Je suis certain que tout ce qui se passe aujourd’hui autour de notre Église en particulier et, plus généralement, parmi les orthodoxes, n’est pas la voie que nous devons suivre. Ce n’est pas sûrement pas la voie qui nous mènera à l’untié. Il faut reconnaître son erreur, tirer les conclusions de ses erreurs et chercher d’autre voie pour parvenir à l’unité ecclésiastique. Les saisies, les transferts de paroisse d’une juridiction à l’autre ne font que retarder de plusieurs décennies le processus de réunification. Nous avons déjà vécu quelque chose de semblable dans les années 1990. C’est pourquoi si l’on veut redresser la situation, il faut au moins commencer par ne pas l’aggraver.

Monsieur le Président, comprenez-moi bien ! Nous, c’est-à-dire, notre Église orthodoxe ukrainienne, sommes pour l’Ukraine, pour l’intégrité et l’unité de l’état. Pour le calme, pour la paix, pour la concorde, pour l’unité dans le peuple. Nous l’avons toujours défendu et déclaré. Tout ce dont j’ai parlé aujourd’hui ne fait que faire du tort à l’état. Faites ce qu’il faut pour que cela cesse. Je suis certain que cela est en votre pouvoir. »

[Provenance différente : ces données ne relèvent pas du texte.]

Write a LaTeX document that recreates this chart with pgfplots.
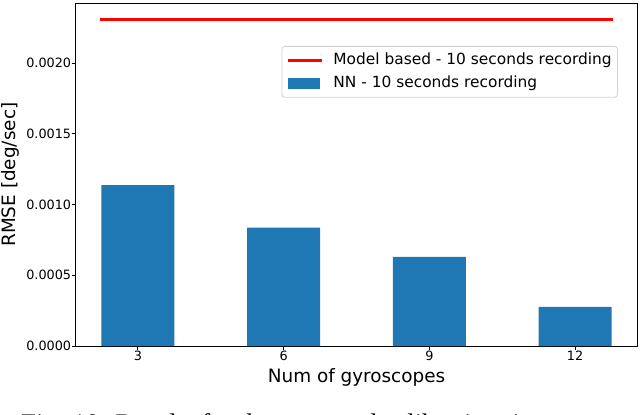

Réagissant aux paroles du primat de l’Église orthodoxe ukrainienne, le chef de l’état a dit que ni lui, ni aucune administration régionale de l’état n’avait donner d’instruction pour initier des transferts de paroisses d’une juridiction à l’autre au niveau local. P. Porochenko a conseillé de s’adresser à la justice si des cas semblables se présentent. Il a aussi proposé à Sa Béatitude le métropolite Onuphre de Kiev et de toute l’Ukraine une seconde rencontre, pour discuter de cette situation de crise.

Sa Béatitude le métropolite Onuphre a répondu en remettant au président la liste des églises saisies et la description d’autres cas d’infractions à la loi commises contre l’Église orthodoxe ukrainienne. Le chef de l’état a chargé ses assistants d’étudier la situation et de réagir à chaque cas concret.

Après la partie officielle de la manifestation, P. Porochenko s’est brièvement entretenu en privé avec le béatissime métropolite de Kiev et de toute l’Ukraine Onuphre.